Overview: Supposedly there's some kind of plot about con artists, but all you really need to know is that Deadfall stars Nicolas Cage, Charlie Sheen, and other legitimately famous people, and yet it's still terrible enough to end up being reviewed here.
Directed by: Christopher Coppola, 1993
The Case For: If you've ever thought to yourself "Boy, I sure do enjoy the collected works of Nicolas Cage, but I wish he wasn't so calm and restrained all of the time!", then this is the film for you!
The Case Against: Contains no interesting or original cons, despite being a movie about con men; the "twist" at the end invalidates what little plot there was to begin with; many scenes do not contain Nicolas Cage.

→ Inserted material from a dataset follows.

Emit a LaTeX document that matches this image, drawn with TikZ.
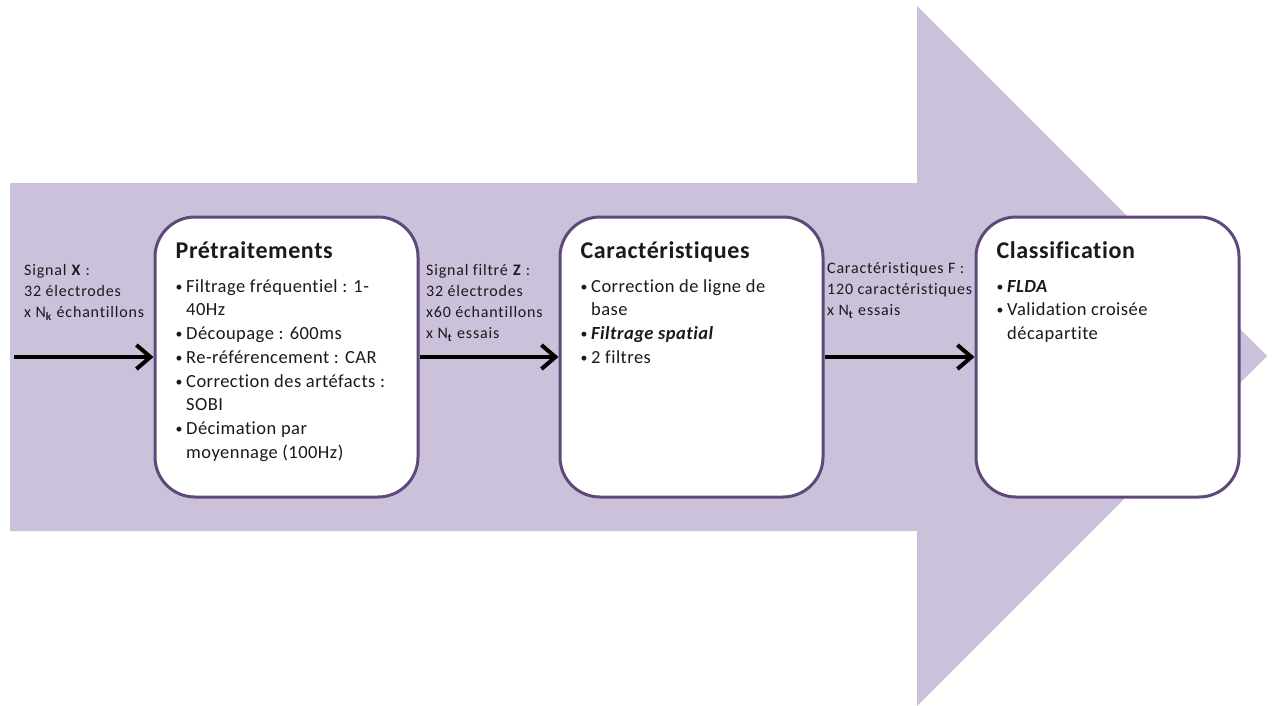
\documentclass[tikz,border=0pt]{standalone}
\usepackage{fontspec}
\setmainfont{Carlito}[LetterSpace=2.5,Ligatures=NoCommon]
\newfontfamily\lblfont{Carlito}[LetterSpace=5,Ligatures=NoCommon]
\usetikzlibrary{arrows.meta}
\definecolor{lav}{HTML}{CCC1DA}
\definecolor{pborder}{HTML}{5F497A}
\definecolor{txt}{HTML}{1A1A1A}
\newcommand{\itm}{\makebox[10.5pt][l]{\raisebox{1pt}{\scalebox{0.75}{•}}}}
\newcommand{\ind}{\hspace*{10.5pt}}
\begin{document}
\begin{tikzpicture}[x=1pt,y=-1pt,
  stagebox/.style={draw=pborder,line width=3pt,fill=white,rounded corners=40pt,minimum width=263pt,minimum height=280pt,inner sep=0},
  boxtext/.style={anchor=north west,inner sep=0,align=left,font=\fontsize{18.5}{23.7}\selectfont,text=txt},
  lbl/.style={anchor=north west,inner sep=0,align=left,font=\lblfont\fontsize{16}{21.2}\selectfont,text=txt},
  flow/.style={line width=4pt,-{Straight Barb[length=14pt,width=24pt]}}]
\useasboundingbox (0,0) rectangle (1273,706);
% big background arrow
\fill[lav] (10,183) -- (917,183) -- (917,6) -- (1267,356) -- (917,706) -- (917,531) -- (10,531) -- cycle;
% boxes
\node[stagebox] (b1) at (286.5,357) {};
\node[stagebox] (b2) at (691.5,357) {};
\node[stagebox] (b3) at (1107.5,357) {};
% box texts
\node[boxtext] (t1) at ([xshift=22pt,yshift=-26pt]b1.north west) {{\fontsize{24}{26}\selectfont\bfseries Prétraitements}\\[10pt]
\itm Filtrage fréquentiel : 1-\\
\ind 40Hz\\
\itm Découpage : 600ms\\
\itm Re-référencement : CAR\\
\itm Correction des artéfacts :\\
\ind SOBI\\
\itm Décimation  par\\
\ind moyennage (100Hz)};
\node[boxtext] (t2) at ([xshift=22pt,yshift=-26pt]b2.north west) {{\fontsize{24}{26}\selectfont\bfseries Caractéristiques}\\[10pt]
\itm Correction de ligne de\\
\ind base\\
\itm\textbf{\textit{Filtrage spatial}}\\
\itm 2 filtres};
\node[boxtext] (t3) at ([xshift=22pt,yshift=-26pt]b3.north west) {{\fontsize{24}{26}\selectfont\bfseries Classification}\\[10pt]
\itm\textbf{\textit{FLDA}}\\
\itm Validation croisée\\
\ind décapartite};
% labels
\node[lbl] (l1) at (24,264) {Signal \textbf{X} :\\32 électrodes\\x N\textsubscript{\textbf{k}} échantillons};
\node[lbl] (l2) at (426,264) {Signal filtré \textbf{Z} :\\32 électrodes\\x60 échantillons\\x N\textsubscript{\textbf{t}} essais};
\node[lbl] (l3) at (827,262) {Caractéristiques F :\\120 caractéristiques\\x N\textsubscript{\textbf{t}} essais};
% arrows
\coordinate (start) at (14,357);
\draw[flow] (start) -- (b1.west);
\draw[flow] (b1.east) -- (b2.west);
\draw[flow] (b2.east) -- (b3.west);
\end{tikzpicture}
\end{document}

Remember the movie Game of Death, which was originally supposed to be about Bruce Lee fighting his way to the top of a five-story pagoda guarded by different martial-arts masters on each floor? Deadfall is like that, except that every story is guarded by a different master of shitty acting. First floor: Nicolas Cage yelling the word "fuck" and using flailing hand gestures normally reserved for guiding F-18s in for landing. Second floor: Charlie Sheen, enjoying his own presence so much that he's just a hair's breadth short of literally bending over and fellating himself on-camera. And so on.
In this analogy, director Christopher Coppola is the pagoda's landlord: He's technically in charge, but really he has no say about what's going on inside day to day, and if he stopped to think about it he'd probably evict everyone and burn the place to the ground. Instead, he slapped half a coat of film noir on it and opened it to the public. Welcome to Deadfall!

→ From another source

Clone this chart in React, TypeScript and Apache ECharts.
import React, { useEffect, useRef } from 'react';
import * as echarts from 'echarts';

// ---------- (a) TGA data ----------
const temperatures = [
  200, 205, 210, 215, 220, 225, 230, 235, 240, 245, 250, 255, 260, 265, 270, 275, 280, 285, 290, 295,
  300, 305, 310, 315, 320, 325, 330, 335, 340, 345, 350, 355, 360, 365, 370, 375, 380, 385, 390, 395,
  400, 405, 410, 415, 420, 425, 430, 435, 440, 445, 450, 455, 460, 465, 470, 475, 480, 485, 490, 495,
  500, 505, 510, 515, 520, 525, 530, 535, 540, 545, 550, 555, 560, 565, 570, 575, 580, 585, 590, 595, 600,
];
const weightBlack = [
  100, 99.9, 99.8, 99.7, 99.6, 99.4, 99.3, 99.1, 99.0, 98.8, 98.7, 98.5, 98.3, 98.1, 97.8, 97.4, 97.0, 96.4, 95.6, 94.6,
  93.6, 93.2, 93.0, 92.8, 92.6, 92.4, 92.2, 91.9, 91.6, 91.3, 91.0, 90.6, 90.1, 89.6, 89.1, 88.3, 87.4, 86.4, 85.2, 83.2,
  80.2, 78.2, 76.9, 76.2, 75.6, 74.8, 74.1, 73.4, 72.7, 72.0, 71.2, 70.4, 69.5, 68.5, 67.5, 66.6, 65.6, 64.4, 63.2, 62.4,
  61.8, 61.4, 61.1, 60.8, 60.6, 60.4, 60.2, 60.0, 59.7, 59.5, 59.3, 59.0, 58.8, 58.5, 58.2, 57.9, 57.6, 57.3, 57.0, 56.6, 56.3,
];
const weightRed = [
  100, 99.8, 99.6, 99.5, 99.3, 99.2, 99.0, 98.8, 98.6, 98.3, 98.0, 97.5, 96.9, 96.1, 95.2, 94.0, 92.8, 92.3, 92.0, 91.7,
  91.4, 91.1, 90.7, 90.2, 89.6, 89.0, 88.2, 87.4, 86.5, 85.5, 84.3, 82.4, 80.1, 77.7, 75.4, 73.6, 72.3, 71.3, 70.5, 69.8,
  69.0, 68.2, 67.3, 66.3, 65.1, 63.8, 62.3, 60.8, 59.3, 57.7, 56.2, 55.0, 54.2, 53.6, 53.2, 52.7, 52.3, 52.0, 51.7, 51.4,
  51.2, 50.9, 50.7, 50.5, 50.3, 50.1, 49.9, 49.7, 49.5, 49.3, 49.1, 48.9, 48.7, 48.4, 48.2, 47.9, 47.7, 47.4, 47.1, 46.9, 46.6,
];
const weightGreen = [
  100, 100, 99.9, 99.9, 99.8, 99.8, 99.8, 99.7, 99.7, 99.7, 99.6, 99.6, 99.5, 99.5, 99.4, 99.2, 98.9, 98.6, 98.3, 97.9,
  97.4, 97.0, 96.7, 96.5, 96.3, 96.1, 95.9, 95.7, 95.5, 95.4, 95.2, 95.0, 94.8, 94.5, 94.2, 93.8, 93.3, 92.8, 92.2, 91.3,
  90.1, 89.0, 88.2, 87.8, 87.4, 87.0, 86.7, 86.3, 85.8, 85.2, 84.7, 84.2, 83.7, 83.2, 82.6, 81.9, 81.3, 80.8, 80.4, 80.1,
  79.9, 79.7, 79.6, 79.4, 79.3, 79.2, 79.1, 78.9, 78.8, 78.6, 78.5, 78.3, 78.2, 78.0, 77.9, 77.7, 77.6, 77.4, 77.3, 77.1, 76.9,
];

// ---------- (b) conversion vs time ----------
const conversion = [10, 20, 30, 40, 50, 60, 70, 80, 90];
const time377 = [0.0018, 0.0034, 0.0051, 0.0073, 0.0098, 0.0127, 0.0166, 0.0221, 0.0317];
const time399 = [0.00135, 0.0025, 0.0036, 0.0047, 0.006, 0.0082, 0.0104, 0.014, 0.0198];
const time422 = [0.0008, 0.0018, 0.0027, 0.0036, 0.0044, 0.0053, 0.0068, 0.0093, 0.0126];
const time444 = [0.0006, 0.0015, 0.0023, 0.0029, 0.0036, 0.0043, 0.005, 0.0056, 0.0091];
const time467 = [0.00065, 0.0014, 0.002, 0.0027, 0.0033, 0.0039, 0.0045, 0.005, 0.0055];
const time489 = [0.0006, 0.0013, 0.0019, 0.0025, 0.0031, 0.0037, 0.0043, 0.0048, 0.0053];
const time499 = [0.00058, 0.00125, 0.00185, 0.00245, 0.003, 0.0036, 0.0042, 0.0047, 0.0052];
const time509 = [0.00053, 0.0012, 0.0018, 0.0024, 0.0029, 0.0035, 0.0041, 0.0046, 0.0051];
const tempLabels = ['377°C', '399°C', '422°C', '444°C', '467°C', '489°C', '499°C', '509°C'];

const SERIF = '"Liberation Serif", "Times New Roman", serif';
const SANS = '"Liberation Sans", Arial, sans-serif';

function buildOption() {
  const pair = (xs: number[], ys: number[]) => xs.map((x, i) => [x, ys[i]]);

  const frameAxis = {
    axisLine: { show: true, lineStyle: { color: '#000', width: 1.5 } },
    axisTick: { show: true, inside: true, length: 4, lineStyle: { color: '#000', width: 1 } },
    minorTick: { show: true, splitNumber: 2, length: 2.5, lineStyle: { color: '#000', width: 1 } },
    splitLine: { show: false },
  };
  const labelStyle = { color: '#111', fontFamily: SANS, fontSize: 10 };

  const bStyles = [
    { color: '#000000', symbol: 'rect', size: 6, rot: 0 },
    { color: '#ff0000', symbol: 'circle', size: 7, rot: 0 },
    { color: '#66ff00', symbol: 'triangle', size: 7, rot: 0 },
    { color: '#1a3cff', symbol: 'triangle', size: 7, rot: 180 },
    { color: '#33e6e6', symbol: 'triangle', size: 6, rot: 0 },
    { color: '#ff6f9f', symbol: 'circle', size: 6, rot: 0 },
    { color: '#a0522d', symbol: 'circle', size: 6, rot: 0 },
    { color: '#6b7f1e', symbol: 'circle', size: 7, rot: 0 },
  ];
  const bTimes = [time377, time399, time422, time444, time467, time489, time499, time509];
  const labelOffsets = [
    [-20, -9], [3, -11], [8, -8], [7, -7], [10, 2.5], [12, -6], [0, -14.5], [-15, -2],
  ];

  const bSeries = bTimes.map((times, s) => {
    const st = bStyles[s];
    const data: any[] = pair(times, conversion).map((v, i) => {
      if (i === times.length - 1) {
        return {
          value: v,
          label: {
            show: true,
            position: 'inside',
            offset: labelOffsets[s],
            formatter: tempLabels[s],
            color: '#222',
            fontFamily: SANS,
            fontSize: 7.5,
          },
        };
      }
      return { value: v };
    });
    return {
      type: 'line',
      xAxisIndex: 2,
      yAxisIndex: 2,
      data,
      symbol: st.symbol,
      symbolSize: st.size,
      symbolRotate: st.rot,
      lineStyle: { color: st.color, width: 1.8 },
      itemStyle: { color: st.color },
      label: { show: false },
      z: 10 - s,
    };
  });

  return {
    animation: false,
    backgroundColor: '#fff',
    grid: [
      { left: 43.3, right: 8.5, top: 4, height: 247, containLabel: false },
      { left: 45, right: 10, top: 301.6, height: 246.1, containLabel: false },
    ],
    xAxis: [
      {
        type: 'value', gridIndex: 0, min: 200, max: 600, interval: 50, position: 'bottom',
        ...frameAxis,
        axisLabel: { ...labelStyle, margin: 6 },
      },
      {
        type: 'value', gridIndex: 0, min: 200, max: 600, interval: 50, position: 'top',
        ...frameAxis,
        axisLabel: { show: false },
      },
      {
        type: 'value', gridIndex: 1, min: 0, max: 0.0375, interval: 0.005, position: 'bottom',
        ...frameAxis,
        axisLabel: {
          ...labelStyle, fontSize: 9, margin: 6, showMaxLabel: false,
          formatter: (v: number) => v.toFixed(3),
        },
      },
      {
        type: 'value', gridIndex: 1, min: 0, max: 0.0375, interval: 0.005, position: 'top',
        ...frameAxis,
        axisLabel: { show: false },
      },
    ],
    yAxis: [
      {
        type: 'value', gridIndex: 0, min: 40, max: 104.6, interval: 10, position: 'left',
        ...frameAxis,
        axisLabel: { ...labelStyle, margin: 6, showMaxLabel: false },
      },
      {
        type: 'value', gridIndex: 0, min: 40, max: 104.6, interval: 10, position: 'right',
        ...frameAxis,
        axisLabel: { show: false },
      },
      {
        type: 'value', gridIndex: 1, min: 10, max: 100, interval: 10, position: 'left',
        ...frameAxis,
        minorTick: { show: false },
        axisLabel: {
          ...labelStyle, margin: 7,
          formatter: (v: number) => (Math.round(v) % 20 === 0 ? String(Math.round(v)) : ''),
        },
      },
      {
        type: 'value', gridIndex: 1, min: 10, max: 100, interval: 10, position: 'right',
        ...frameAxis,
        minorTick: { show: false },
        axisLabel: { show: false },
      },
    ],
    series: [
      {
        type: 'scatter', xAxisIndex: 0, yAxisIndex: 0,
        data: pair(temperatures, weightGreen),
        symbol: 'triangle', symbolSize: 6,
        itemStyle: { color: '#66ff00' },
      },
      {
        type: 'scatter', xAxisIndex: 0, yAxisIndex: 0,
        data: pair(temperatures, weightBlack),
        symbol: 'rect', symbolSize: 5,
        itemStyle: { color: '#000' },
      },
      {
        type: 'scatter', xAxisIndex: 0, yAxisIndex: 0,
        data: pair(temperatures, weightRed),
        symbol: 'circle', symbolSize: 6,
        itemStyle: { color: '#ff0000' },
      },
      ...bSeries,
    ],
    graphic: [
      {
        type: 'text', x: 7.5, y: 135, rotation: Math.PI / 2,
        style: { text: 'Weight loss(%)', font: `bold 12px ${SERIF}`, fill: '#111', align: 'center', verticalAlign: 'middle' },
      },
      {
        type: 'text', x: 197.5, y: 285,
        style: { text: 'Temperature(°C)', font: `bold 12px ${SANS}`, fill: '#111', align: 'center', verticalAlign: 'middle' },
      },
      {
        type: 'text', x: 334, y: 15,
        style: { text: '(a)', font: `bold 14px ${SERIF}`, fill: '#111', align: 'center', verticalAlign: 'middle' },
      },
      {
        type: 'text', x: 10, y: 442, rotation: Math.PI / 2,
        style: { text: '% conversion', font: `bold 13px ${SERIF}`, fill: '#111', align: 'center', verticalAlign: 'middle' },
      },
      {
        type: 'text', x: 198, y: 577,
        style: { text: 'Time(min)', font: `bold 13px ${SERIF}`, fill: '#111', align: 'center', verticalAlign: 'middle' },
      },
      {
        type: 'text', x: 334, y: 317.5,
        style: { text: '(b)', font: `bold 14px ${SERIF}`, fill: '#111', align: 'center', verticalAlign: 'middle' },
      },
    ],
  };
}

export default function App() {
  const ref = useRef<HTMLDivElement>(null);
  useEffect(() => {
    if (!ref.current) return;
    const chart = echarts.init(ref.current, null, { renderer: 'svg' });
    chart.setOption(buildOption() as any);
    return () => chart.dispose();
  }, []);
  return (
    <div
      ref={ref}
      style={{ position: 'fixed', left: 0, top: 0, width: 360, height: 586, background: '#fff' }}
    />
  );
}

Replacing Bruce Lee as the protagonist who gets to wander haplessly from scene to scene is Michael Biehn, a.k.a. the only man in movie history who has ever killed Arnold Schwarzenegger (other than Arnold himself, of course.) Michael's character is Joe Donan, con artist extraordinaire in cahoots with his con artist father. Their work mostly involves scams where Joe pretends to gun down his own father, because all good family businesses are built on a solid foundation of severe psychological trauma.

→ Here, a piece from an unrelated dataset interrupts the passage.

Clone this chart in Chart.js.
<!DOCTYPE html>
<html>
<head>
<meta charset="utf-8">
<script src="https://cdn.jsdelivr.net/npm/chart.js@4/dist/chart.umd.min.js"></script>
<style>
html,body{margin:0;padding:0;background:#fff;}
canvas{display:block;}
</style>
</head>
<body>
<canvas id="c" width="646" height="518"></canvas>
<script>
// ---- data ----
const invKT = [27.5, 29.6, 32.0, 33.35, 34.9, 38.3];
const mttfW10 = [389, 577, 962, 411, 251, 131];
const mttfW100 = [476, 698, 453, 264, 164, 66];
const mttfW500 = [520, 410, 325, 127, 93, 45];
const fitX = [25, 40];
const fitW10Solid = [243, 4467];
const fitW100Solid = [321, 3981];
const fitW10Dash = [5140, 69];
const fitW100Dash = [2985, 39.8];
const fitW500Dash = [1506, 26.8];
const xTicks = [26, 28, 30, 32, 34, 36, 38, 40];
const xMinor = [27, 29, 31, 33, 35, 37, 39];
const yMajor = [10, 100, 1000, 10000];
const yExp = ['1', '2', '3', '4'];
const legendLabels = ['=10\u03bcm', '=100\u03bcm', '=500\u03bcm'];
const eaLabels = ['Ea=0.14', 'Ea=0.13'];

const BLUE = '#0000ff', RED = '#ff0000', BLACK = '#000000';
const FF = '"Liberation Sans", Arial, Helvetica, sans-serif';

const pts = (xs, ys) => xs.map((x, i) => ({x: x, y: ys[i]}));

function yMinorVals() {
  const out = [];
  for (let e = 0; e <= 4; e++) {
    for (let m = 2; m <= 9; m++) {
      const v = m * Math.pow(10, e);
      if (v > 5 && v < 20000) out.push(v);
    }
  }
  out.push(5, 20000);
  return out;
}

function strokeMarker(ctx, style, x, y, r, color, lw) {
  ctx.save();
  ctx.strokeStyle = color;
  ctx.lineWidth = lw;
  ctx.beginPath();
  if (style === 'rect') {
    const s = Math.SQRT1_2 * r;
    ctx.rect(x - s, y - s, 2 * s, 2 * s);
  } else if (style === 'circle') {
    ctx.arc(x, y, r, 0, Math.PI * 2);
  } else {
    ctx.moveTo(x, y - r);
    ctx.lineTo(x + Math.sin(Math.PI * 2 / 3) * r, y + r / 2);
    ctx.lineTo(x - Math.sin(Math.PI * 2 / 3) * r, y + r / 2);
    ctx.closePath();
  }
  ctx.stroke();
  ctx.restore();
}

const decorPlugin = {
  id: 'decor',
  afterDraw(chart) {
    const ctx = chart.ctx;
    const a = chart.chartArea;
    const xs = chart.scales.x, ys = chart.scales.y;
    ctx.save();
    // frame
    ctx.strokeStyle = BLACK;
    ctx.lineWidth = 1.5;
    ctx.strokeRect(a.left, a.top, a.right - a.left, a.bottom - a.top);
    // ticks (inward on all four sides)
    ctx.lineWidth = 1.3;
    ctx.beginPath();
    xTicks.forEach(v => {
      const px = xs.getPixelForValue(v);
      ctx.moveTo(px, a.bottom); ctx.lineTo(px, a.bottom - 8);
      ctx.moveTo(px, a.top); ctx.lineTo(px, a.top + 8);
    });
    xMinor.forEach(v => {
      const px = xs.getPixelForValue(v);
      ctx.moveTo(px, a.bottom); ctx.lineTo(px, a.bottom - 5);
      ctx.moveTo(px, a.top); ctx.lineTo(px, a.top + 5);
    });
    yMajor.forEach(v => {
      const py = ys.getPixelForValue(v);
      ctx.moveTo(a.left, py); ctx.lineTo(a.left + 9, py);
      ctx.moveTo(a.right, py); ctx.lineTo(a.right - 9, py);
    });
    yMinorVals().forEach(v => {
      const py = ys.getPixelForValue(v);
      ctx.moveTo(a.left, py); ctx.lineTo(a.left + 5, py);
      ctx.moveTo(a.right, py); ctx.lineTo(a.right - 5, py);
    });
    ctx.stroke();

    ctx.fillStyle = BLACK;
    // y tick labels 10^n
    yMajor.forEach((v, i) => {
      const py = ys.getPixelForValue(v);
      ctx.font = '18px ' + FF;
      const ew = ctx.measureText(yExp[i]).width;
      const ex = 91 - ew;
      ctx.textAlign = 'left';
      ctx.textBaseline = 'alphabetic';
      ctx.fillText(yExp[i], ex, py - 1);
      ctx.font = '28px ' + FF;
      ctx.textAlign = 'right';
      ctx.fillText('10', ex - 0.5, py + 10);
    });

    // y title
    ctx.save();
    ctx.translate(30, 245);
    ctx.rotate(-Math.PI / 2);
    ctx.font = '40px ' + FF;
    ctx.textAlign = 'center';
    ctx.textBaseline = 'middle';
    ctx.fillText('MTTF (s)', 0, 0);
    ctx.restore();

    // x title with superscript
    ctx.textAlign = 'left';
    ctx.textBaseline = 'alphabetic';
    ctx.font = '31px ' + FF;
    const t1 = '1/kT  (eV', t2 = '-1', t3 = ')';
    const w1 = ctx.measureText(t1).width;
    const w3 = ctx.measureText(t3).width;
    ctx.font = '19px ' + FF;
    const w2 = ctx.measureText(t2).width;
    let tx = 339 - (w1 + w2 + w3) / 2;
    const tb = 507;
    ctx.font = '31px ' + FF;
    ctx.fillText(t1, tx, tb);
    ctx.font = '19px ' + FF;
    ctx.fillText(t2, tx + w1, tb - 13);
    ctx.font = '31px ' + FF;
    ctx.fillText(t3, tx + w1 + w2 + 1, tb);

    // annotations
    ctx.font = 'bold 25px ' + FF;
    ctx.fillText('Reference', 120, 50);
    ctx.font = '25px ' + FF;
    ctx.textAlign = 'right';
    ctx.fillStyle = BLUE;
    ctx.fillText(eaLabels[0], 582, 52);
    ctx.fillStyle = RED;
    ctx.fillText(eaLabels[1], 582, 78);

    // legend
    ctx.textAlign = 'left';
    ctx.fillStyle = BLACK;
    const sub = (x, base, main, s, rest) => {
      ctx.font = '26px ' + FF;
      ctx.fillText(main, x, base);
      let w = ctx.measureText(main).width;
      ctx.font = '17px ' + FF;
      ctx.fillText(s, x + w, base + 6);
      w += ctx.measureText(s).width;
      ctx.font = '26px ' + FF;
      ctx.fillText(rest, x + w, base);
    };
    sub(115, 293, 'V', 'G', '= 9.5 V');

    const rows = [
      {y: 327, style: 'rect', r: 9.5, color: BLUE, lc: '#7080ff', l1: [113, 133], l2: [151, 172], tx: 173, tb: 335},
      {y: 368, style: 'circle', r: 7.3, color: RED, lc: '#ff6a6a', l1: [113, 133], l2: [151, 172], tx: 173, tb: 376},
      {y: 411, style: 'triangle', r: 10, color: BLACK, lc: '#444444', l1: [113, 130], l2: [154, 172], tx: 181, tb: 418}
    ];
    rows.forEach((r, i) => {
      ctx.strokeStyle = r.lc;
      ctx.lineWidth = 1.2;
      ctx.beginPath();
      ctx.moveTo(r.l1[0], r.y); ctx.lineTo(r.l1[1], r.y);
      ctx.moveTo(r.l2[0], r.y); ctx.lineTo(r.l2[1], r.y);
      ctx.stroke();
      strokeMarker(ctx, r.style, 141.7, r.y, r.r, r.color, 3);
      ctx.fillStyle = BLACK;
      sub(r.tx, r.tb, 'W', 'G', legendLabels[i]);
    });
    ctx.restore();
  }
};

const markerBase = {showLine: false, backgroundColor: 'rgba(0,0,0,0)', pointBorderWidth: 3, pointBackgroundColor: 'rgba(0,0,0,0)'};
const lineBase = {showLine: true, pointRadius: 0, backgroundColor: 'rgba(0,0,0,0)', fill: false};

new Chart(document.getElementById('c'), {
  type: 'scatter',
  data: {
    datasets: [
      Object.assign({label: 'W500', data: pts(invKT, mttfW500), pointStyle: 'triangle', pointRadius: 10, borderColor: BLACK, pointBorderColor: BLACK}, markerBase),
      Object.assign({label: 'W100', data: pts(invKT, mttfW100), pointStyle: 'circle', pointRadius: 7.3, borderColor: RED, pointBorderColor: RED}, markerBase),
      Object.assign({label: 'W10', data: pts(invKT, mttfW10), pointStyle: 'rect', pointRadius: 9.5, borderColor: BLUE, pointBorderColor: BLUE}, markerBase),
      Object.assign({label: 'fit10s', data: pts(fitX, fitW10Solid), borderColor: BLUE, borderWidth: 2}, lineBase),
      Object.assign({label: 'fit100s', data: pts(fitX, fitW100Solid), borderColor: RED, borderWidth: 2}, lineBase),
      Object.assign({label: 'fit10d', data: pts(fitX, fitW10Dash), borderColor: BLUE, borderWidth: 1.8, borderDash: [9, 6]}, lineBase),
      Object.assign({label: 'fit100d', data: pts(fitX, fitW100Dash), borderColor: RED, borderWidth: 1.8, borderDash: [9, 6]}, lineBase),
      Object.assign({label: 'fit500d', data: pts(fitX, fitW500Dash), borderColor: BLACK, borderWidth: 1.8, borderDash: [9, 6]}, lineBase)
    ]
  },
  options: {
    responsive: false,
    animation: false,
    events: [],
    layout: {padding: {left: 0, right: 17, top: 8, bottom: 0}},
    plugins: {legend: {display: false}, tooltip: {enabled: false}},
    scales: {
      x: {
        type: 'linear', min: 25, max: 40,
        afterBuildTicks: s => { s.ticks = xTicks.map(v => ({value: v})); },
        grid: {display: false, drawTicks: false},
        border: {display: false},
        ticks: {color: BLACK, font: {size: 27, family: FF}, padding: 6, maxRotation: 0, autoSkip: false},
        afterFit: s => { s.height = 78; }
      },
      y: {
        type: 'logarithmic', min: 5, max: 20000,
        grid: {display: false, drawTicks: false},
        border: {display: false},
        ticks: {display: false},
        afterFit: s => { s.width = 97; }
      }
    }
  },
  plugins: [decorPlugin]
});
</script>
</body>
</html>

On this particular day there's extra trauma to go around, because someone loads real bullets into Joe's gun instead of blanks. With his only son cradling him in his arms, Joe's dad utters his final words: "Get the cake. My brother took the cake." What is the cake? Who is Joe's estranged uncle, and what happened between the two brothers? Now that's the basis for a good mystery! Too bad they used it as the basis for Deadfall instead.
No, you see, the photo looks like that because Lou had his own face pasted over his twin brother's. By a trained howler monkey. And the monkey was sick that day.
After some fast-forward scenes of the funeral and the usual period of alcoholic bereavement, Joe heads off to L.A. in search of his long-lost uncle, and possibly revenge and/or delicious cake. To find his uncle Joe has to use all his detective skills, including "wearing dark sunglasses indoors at all times" and "staring conspicuously at pretzel salesmen while smelling vegetables." Eventually he manages to attract the attention of his uncle's right-hand man Eddie, who is portrayed by Nicolas "NOT THE BEES" Cage.
Mind you, Nick is "portraying a character" here in the same sense that a chimpanzee throwing feces at a canvas would be "painting a picture." There's clearly a lot of effort involved, and the whole thing makes for a pretty good spectacle, but at the end of the day everyone feels kind of dirty and nobody wants anything to do with the finished product. Well, except for Christopher Coppola, who released this film with his own name plastered all over it. What we're saying is that if Chris ever invites you over to see his abstract art collection, you should politely decline.
Anyway, Joe passes the "pick a card, any card" test, so Nick (who we refuse to call "Eddie", since in no way is Eddie a distinct character from Nick Cage on a coke bender) leads him off to meet his uncle, Lou Donan. Lou is also played by James Coburn, who joins the illustrious Jean-Claude Van Damme on the list of actors who get to die at the start of a film, and then come back as their own character's identical twin. He recommends that Joe spend a night on the town with Nick to learn the ropes, a suggestion that fills Nick with unbridled enthusiasm:
We might find we have more in common than we think if we just stop fighting long enough to combine our bodies into a singular organism.